Not for Profit sector Parliament and Politics – 13 May 2016: The superannuation debate
The Federal Government’s superannuation changes announced in the Budget less than two weeks ago have emerged as one of the key election campaign issues in the first week of the campaign.
The Not for Profit sector has a strong interest in superannuation and superannuation reform, and this week’s Inside Publishers Government Affairs Briefing is devoted to the superannuation debate.
A large part of the political debate about superannuation since the Budget has been about the details of the Government’s proposed changes and whether they are ‘retrospective’.
The Not for Profit sector has for some time taken a strong interest in superannuation tax reform generally as a pathway to a more equitable tax system and to better Government provision of services for those most in need.
A bit of history
It is worth reprising how the superannuation reform debate got to here.
In March 2015 the then Abbott Government announced the start of a Tax Reform process intended to produce a Tax Reform Green Paper by the end of 2015, to be folowed by a White (final) Paper. As part of the process the Government called for submissions on Tax Reform Many organisations and individuals produced submissions to the Tax Reform consultation.
(The change in Liberal leadership in September 2015 produced major changes in the tax reform process. The Green Paper was initially delayed and then killed off, proposals for an increase in GST were floated and killed off and a proposal for a states’ role in income tax were debated before being laid to rest – at least for the time being.)
The two major parties’ proposals on superannuation tax changes are the outcome of this process.
What happens next
Many of the changes proposed by both the Coalition and Labor require legislation – which is only likely to be passed if the respective party is elected at the 2 July election. It will also depend on the governing party controlling both houses of parliament.
What the Coalition is proposing
- Introduce a $1.6 million cap on the total amount of superannuation that can be transferred into retirement stage accounts; earnings on amounts above $1.6 million will be taxed at (the still concessional) rate of 15 per cent. This amount is presently uncapped;
- People with incomes (including superannuation) greater than $250,000 will pay 30 per cent tax on their concessional superannuation contributions, up from 15 per cent. This lowers the threshold for the 30 per cent tax rate from $300,000;
- Lower the concessional contribution caps so that individuals can contribute up to $25,000 a year pre-tax to superannuation. These caps are currently $30,000 for those under age 50 and $35,000 for those aged 50 and over; and
- Introduce a lifetime cap of $500,000 on non-concessional (after-tax) contributions that can be made to superannuation.

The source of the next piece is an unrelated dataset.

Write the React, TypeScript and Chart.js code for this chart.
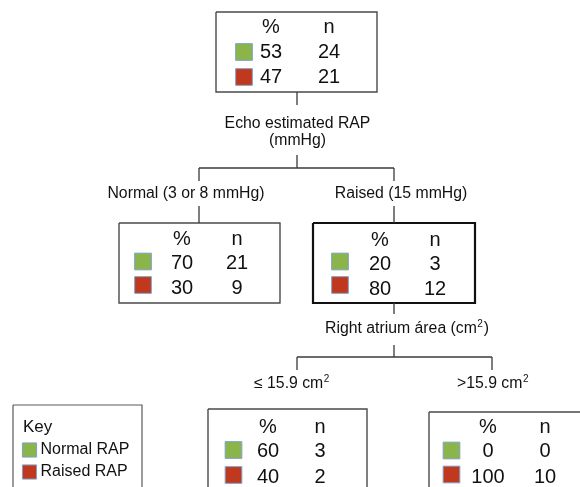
import React, { useEffect, useRef } from "react";
import { Chart, registerables } from "chart.js";

Chart.register(...registerables);

// ---------- DATA ----------
const nodeIds = ["all", "echoNormal", "echoRaised", "raSmall", "raLarge"];
const normalPct = [53, 70, 20, 60, 0];
const raisedPct = [47, 30, 80, 40, 100];
const normalN = [24, 21, 3, 3, 0];
const raisedN = [21, 9, 12, 2, 10];
const columnHeaders = ["%", "n"];
const splitTitles = ["Echo estimated RAP", "(mmHg)", "Right atrium área (cm"];
const branchLabels = ["Normal (3 or 8 mmHg)", "Raised (15 mmHg)", "≤ 15.9 cm", ">15.9 cm"];
const keyTitle = "Key";
const keyLabels = ["Normal RAP", "Raised RAP"];

// ---------- LAYOUT (positions in canvas units) ----------
type Box = { l: number; t: number; r: number; b: number; sq: number; pc: number; nc: number; base: number[]; sy: number[]; thick?: boolean };
const boxes: Box[] = [
  { l: 216, t: 12, r: 377, b: 92, sq: 244, pc: 271, nc: 329, base: [33, 58, 83], sy: [52, 77] },
  { l: 119, t: 223, r: 280, b: 303, sq: 143, pc: 182, nc: 237, base: [245, 269, 294], sy: [261.5, 285] },
  { l: 313, t: 223, r: 475, b: 303, sq: 340, pc: 380, nc: 435, base: [246, 270, 295], sy: [261.5, 285], thick: true },
  { l: 208, t: 409, r: 367, b: 520, sq: 233.5, pc: 268, nc: 320, base: [433, 457, 483], sy: [450, 475] },
  { l: 429, t: 412, r: 592, b: 520, sq: 451.5, pc: 488, nc: 545, base: [433, 457, 483], sy: [450.5, 474.5] },
];
const keyBox = { l: 13, t: 405, r: 142, b: 520 };
const keySq = { x: 29.5, y: [450, 472] };

const segments: number[][] = [
  [297, 92, 297, 105],
  [297, 155, 297, 168],
  [199, 168, 394, 168],
  [199, 168, 199, 181],
  [394, 168, 394, 181],
  [199, 206, 199, 223],
  [394, 206, 394, 223],
  [394, 303, 394, 314],
  [394, 345, 394, 357],
  [297, 357, 492, 357],
  [297, 357, 297, 370],
  [492, 357, 492, 370],
];

const GREEN = "#8bb44a";
const RED = "#c0381e";
const SQ_BORDER = "#7fa3c8";
const FONT = "'Liberation Sans', Arial, Helvetica, sans-serif";

function rectPts(b: { l: number; t: number; r: number; b: number }) {
  return [
    { x: b.l, y: b.t },
    { x: b.r, y: b.t },
    { x: b.r, y: b.b },
    { x: b.l, y: b.b },
    { x: b.l, y: b.t },
  ];
}

export default function App() {
  const ref = useRef<HTMLCanvasElement | null>(null);

  useEffect(() => {
    if (!ref.current) return;

    const datasets: any[] = [];
    segments.forEach((s) =>
      datasets.push({
        data: [{ x: s[0], y: s[1] }, { x: s[2], y: s[3] }],
        showLine: true,
        borderColor: "#3a3a3a",
        borderWidth: 1.3,
        pointRadius: 0,
      })
    );
    boxes.forEach((b) =>
      datasets.push({
        data: rectPts(b),
        showLine: true,
        borderColor: b.thick ? "#111" : "#4a4a4a",
        borderWidth: b.thick ? 2.2 : 1.4,
        pointRadius: 0,
      })
    );
    datasets.push({
      data: rectPts(keyBox),
      showLine: true,
      borderColor: "#5a5a5a",
      borderWidth: 1.2,
      pointRadius: 0,
    });
    // squares
    datasets.push({
      label: keyLabels[0],
      data: [...boxes.map((b) => ({ x: b.sq, y: b.sy[0] })), { x: keySq.x, y: keySq.y[0] }],
      pointStyle: "rect",
      pointRadius: [...boxes.map(() => 11.8), 10],
      backgroundColor: GREEN,
      borderColor: SQ_BORDER,
      borderWidth: 1,
      showLine: false,
    });
    datasets.push({
      label: keyLabels[1],
      data: [...boxes.map((b) => ({ x: b.sq, y: b.sy[1] })), { x: keySq.x, y: keySq.y[1] }],
      pointStyle: "rect",
      pointRadius: [...boxes.map(() => 11.8), 10],
      backgroundColor: RED,
      borderColor: SQ_BORDER,
      borderWidth: 1,
      showLine: false,
    });

    const textPlugin = {
      id: "treeText",
      afterDatasetsDraw(chart: any) {
        const ctx = chart.ctx as CanvasRenderingContext2D;
        const xs = chart.scales.x;
        const ys = chart.scales.y;
        const X = (v: number) => xs.getPixelForValue(v);
        const Y = (v: number) => ys.getPixelForValue(v);
        ctx.save();
        ctx.fillStyle = "#111";
        ctx.textBaseline = "alphabetic";
        const txt = (s: string, x: number, y: number, size: number, align: CanvasTextAlign) => {
          ctx.font = `${size}px ${FONT}`;
          ctx.textAlign = align;
          ctx.fillText(s, X(x), Y(y));
          return ctx.measureText(s).width;
        };
        const sup = (x: number, y: number) => {
          ctx.font = `10px ${FONT}`;
          ctx.textAlign = "left";
          ctx.fillText("2", x + 0.5, Y(y) - 6);
        };

        const NS = 20;
        // node tables
        boxes.forEach((b, i) => {
          txt(columnHeaders[0], b.pc, b.base[0], NS, "center");
          txt(columnHeaders[1], b.nc, b.base[0], NS, "center");
          txt(String(normalPct[i]), b.pc, b.base[1], NS, "center");
          txt(String(normalN[i]), b.nc, b.base[1], NS, "center");
          txt(String(raisedPct[i]), b.pc, b.base[2], NS, "center");
          txt(String(raisedN[i]), b.nc, b.base[2], NS, "center");
        });

        const LS = 15.8;
        // split titles
        txt(splitTitles[0], 297.5, 128, LS, "center");
        txt(splitTitles[1], 297.5, 145, LS, "center");
        // right atrium title with superscript
        const w1 = txt(splitTitles[2], 325, 333, LS, "left");
        sup(X(325) + w1, 333);
        txt(")", 325 + w1 + 7, 333, LS, "left");

        // branch labels
        txt(branchLabels[0], 186, 198, LS, "center");
        txt(branchLabels[1], 401, 198, LS, "center");
        const w2 = txt(branchLabels[2], 254, 388, LS, "left");
        const w3 = txt(branchLabels[3], 457, 388, LS, "left");
        sup(X(254) + w2, 388);
        sup(X(457) + w3, 388);

        // key
        txt(keyTitle, 23, 432, 17, "left");
        txt(keyLabels[0], 40.5, 454, 16, "left");
        txt(keyLabels[1], 40.5, 476, 16, "left");
        ctx.restore();
      },
    };

    const chart = new Chart(ref.current, {
      type: "scatter",
      data: { datasets },
      options: {
        animation: false,
        responsive: false,
        maintainAspectRatio: false,
        layout: { padding: 0, autoPadding: false },
        plugins: { legend: { display: false }, tooltip: { enabled: false } },
        events: [],
        scales: {
          x: { type: "linear", min: 0, max: 580, display: false },
          y: { type: "linear", min: 0, max: 487, reverse: true, display: false },
        },
      },
      plugins: [textPlugin],
    });
    return () => chart.destroy();
  }, []);

  return (
    <div style={{ position: "fixed", left: 0, top: 0, width: 580, height: 487, background: "#fff" }}>
      <canvas ref={ref} width={580} height={487} style={{ display: "block" }} />
    </div>
  );
}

This replaces the existing yearly cap of $180,000 between 65 and 75 years of age and a cap of $540,000 over a three-year period for members under 65
- Introduce a Low Income Superannuation Tax Offset to replace the Low Income Superannuation Contribution (abolished by the Abbott Government) when it ends on 30 June 2017, which will reduce the tax rate on superannuation contributions to zero for low income earners;
- allow all Australians (under age 75) to claim a tax deduction for personal superannuation contributions made to an eligible fund, irrespective of their employment arrangements;
- allow the rollover of unused concessional caps for individuals with superannuation balances less than $500,000, to allow those with interrupted work arrangements to make ‘catch-up’ superannuation contributions;
- encourage partners to make contributions to their low-income spouses’ superannuation by extending the eligibility for individuals to claim a tax offset to these contributions; and
- remove the current regulations that restrict people aged 65 to 74 from making contributions to their superannuation, to allow those who are no longer working to top up their retirement savings from sources not necessarily available to them before retirement.

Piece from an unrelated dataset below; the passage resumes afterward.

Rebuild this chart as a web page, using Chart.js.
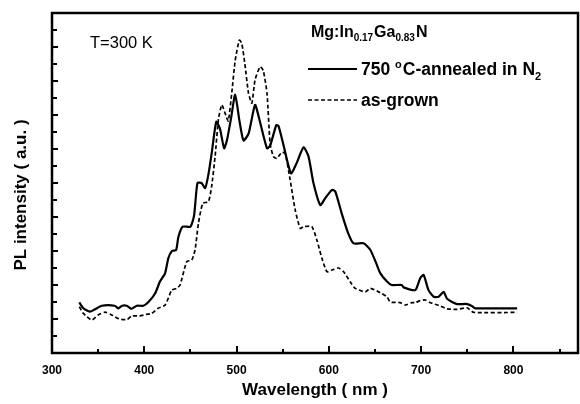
<!DOCTYPE html>
<html><head><meta charset="utf-8">
<script src="https://cdn.jsdelivr.net/npm/chart.js@4.4.0/dist/chart.umd.min.js"></script>
<style>html,body{margin:0;padding:0;background:#fff;overflow:hidden;}</style>
</head><body>
<canvas id="c" width="580" height="404"></canvas>
<script>
// ---- data ----
const annealedWavelength = [329.6,334,341,346.6,354,368,372,376,381,386,392,399,404.5,411.7,417,422.6,426,430,434.5,437,441.7,450,454,457.6,462,466,469.5,473,478,482,486.5,489.5,494,498.5,503,507.5,513,520,524,533,536.4,543,545.5,551,559,565,572.6,578,583.4,590.7,596,603.4,607,614,621,626.8,637.6,645,651.4,655.7,663,668,679,681,693.7,699,702.7,708,713.6,719,724.4,728,733.5,739,750,755,758.8,804];
const annealedIntensity  = [2.98,2.63,2.43,2.57,2.78,2.78,2.63,2.78,2.78,2.6,2.78,2.78,3.0,3.5,4.2,4.7,5.57,6.0,6.06,6.84,7.43,7.43,8.1,10.0,10.0,9.7,10.5,11.74,13.6,13.2,12.04,12.5,13.8,15.2,13.7,12.5,12.9,14.6,13.9,12.04,12.2,13.4,13.35,12.2,10.57,11.16,12.1,11.55,9.98,8.7,9.1,9.6,9.5,8.2,7.04,6.45,6.45,6.06,5.27,4.7,4.2,4.0,4.0,3.86,3.7,4.4,4.59,3.7,3.31,3.31,3.6,3.2,3.0,2.88,2.88,2.76,2.63,2.63];
const asGrownWavelength  = [329.6,334,343,350,357.5,364.7,373.8,381.7,386.4,395,402,408,415,422.6,429.8,435,438.8,446,451.5,455,458.7,463.4,469.5,473,476.8,480.4,484,487.6,491,495,498.5,503,505.7,509,513,516.6,520,525.6,529,533,536.4,540,543.7,549,552.7,558,563.6,569,572.6,581.6,587,592.5,598,603.4,610.5,616,623,628.6,639.5,645,655.7,663,666.6,677.4,683,690,693.7,699,704.5,710,719,728,739,749.8,757,804];
const asGrownIntensity   = [2.72,2.33,1.94,2.24,2.4,2.24,1.98,1.98,2.18,2.18,2.27,2.33,2.63,2.82,3.7,3.8,4.0,5.37,5.47,6.06,7.63,8.8,8.9,9.8,11.6,13.75,14.6,14.1,13.65,15.4,17.2,18.4,18.2,17.0,15.27,14.7,16.06,16.84,16.6,15.27,12.3,11.55,11.45,11.8,11.74,10.2,8.4,7.33,7.43,7.43,6.65,5.57,4.78,4.88,5.0,4.78,4.2,3.8,3.6,3.8,3.55,3.3,3.0,2.96,2.82,2.96,2.96,3.08,3.12,2.96,2.8,2.6,2.57,2.66,2.39,2.39];
const xTickValues      = [300,400,500,600,700,800];
const xMinorTickValues = [350,450,550,650,750,850];
const yTickValues      = [1,2,3,4,5,6,7,8,9,10,11,12,13,14,15,16,17,18,19];
const xAxisTitle = 'Wavelength ( nm )';
const yAxisTitle = 'PL intensity ( a.u. )';
const temperatureLabel = 'T=300 K';
// text pieces: [text, kind] kind: '' normal, 'sub', 'sup'
const sampleTitleParts = [['Mg:In',''],['0.17','sub'],['Ga',''],['0.83','sub'],['N','']];
const annealedLabelParts = [['750 ',''],['o','sup'],['C-annealed in N',''],['2','sub']];
const asGrownLabelParts = [['as-grown','']];

const FONT = '"Liberation Sans", Arial, Helvetica, sans-serif';

function drawParts(ctx, parts, x, y, size, weight) {
  ctx.textBaseline = 'alphabetic';
  ctx.textAlign = 'left';
  let cx = x;
  for (const [t, kind] of parts) {
    let s = size, dy = 0;
    if (kind === 'sub') { s = Math.round(size * 0.62); dy = size * 0.28; }
    if (kind === 'sup') { s = Math.round(size * 0.6); dy = -size * 0.42; }
    ctx.font = weight + ' ' + s + 'px ' + FONT;
    ctx.fillText(t, cx, y + dy);
    cx += ctx.measureText(t).width + (kind ? 1 : 0);
  }
}

const decor = {
  id: 'decor',
  afterDraw(chart) {
    const ctx = chart.ctx, a = chart.chartArea;
    const xs = chart.scales.x, ys = chart.scales.y;
    ctx.save();
    ctx.strokeStyle = '#000';
    ctx.fillStyle = '#000';
    ctx.setLineDash([]);
    // frame
    ctx.lineWidth = 2.5;
    ctx.strokeRect(a.left, a.top, a.right - a.left, a.bottom - a.top);
    // inward ticks
    ctx.lineWidth = 2;
    ctx.beginPath();
    xTickValues.forEach(v => { const p = Math.round(xs.getPixelForValue(v)); ctx.moveTo(p, a.bottom); ctx.lineTo(p, a.bottom - 7); });
    xMinorTickValues.forEach(v => { const p = Math.round(xs.getPixelForValue(v)); ctx.moveTo(p, a.bottom); ctx.lineTo(p, a.bottom - 4); });
    yTickValues.forEach(v => { const p = Math.round(ys.getPixelForValue(v)); ctx.moveTo(a.left, p); ctx.lineTo(a.left + (v % 2 === 0 ? 6 : 5), p); });
    ctx.stroke();
    // y title
    ctx.save();
    ctx.translate(21, 195);
    ctx.rotate(-Math.PI / 2);
    ctx.font = 'bold 17px ' + FONT;
    ctx.textAlign = 'center';
    ctx.textBaseline = 'middle';
    ctx.fillText(yAxisTitle, 0, 0);
    ctx.restore();
    // annotations
    ctx.font = '16.5px ' + FONT;
    ctx.textAlign = 'left';
    ctx.textBaseline = 'middle';
    ctx.fillText(temperatureLabel, 90, 43);
    drawParts(ctx, sampleTitleParts, 311, 37, 16, 'bold');
    // legend
    const ds = chart.data.datasets;
    const rows = [[ds[0], annealedLabelParts, 69], [ds[1], asGrownLabelParts, 100]];
    rows.forEach(([d, parts, y]) => {
      ctx.lineWidth = d.borderWidth;
      ctx.setLineDash(d.borderDash || []);
      ctx.beginPath(); ctx.moveTo(308, y); ctx.lineTo(357, y); ctx.stroke();
      ctx.setLineDash([]);
      drawParts(ctx, parts, 361, y + 6, 17.5, 'bold');
    });
    ctx.restore();
  }
};

const toPoints = (xsArr, ysArr) => xsArr.map((x, i) => ({x, y: ysArr[i]}));

new Chart(document.getElementById('c'), {
  type: 'line',
  data: {
    datasets: [
      { label: '750 °C-annealed in N2', data: toPoints(annealedWavelength, annealedIntensity),
        borderColor: '#000', borderWidth: 2.2, pointRadius: 0, tension: 0.2, fill: false },
      { label: 'as-grown', data: toPoints(asGrownWavelength, asGrownIntensity),
        borderColor: '#000', borderWidth: 1.7, borderDash: [4, 2.5], pointRadius: 0, tension: 0.2, fill: false }
    ]
  },
  options: {
    responsive: false,
    animation: false,
    devicePixelRatio: 1,
    layout: { padding: { top: 13, right: 2, bottom: 0, left: 0 } },
    plugins: { legend: { display: false }, tooltip: { enabled: false } },
    scales: {
      x: {
        type: 'linear', min: 300, max: 870,
        afterBuildTicks: s => { s.ticks = xTickValues.map(v => ({ value: v })); },
        afterFit: s => { s.height = 51; },
        grid: { display: false },
        border: { display: false },
        ticks: { color: '#000', font: { family: FONT, size: 12, weight: 'bold' }, padding: 2, maxRotation: 0, autoSkip: false },
        title: { display: true, text: xAxisTitle, color: '#000', font: { family: FONT, size: 17, weight: 'bold' }, padding: { top: 0, bottom: 3 } }
      },
      y: {
        min: 0, max: 20,
        afterFit: s => { s.width = 52; },
        grid: { display: false },
        border: { display: false },
        ticks: { display: false },
        title: { display: false }
      }
    }
  },
  plugins: [decor]
});
</script>
</body></html>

The Government said the superannuation changes will deliver savings of $5.69 billion over the four years of the Forward Estimates, offset by increased spending on increased superannuation concessions of $3.09 billion – a net $2.6 billion in savings over four years.
What Labor is proposing
Under the changes which Labor announced in April 2015:
- From July 1, 2017, once a person is retired and drawing on their super, the first $75,000 in super income will remain tax free but earnings above that would be taxed at the concessional rate of 15 per cent. This change would not affect eligibility for a partial government pension and would affect about 60,000 retirees who have $1.5 million or more in their super accounts.
- Any capital gains on assets held in funds before the new laws apply would be exempt from the tax. But capital gains realised after July 1, 2017, and which exceed $75,000 would be taxed.
- Defined benefits schemes would also lose a 10 per cent tax cut on earnings over $75,000.
- Reduce from $300,000 to $250,000 the income threshold at which the tax on a person's super contributions increases from 15 per cent to 30 per cent. This would affect about 110,000 people who earn between $250,000 and $300,000, who will have to pay 30 per cent on earnings.
- Mr Shorten promised that if elected Labor would make no other changes to the tax treatment of superannuation.
The reintroduction of tax on super income, which was abolished by the Howard government in the 2006 budget, would raise about $1.4 billion a year and $9.2 billion over a decade. The lowering of the High Income Superannuation Charge threshold would raise $500 million a year or $5.1 billion over the decade.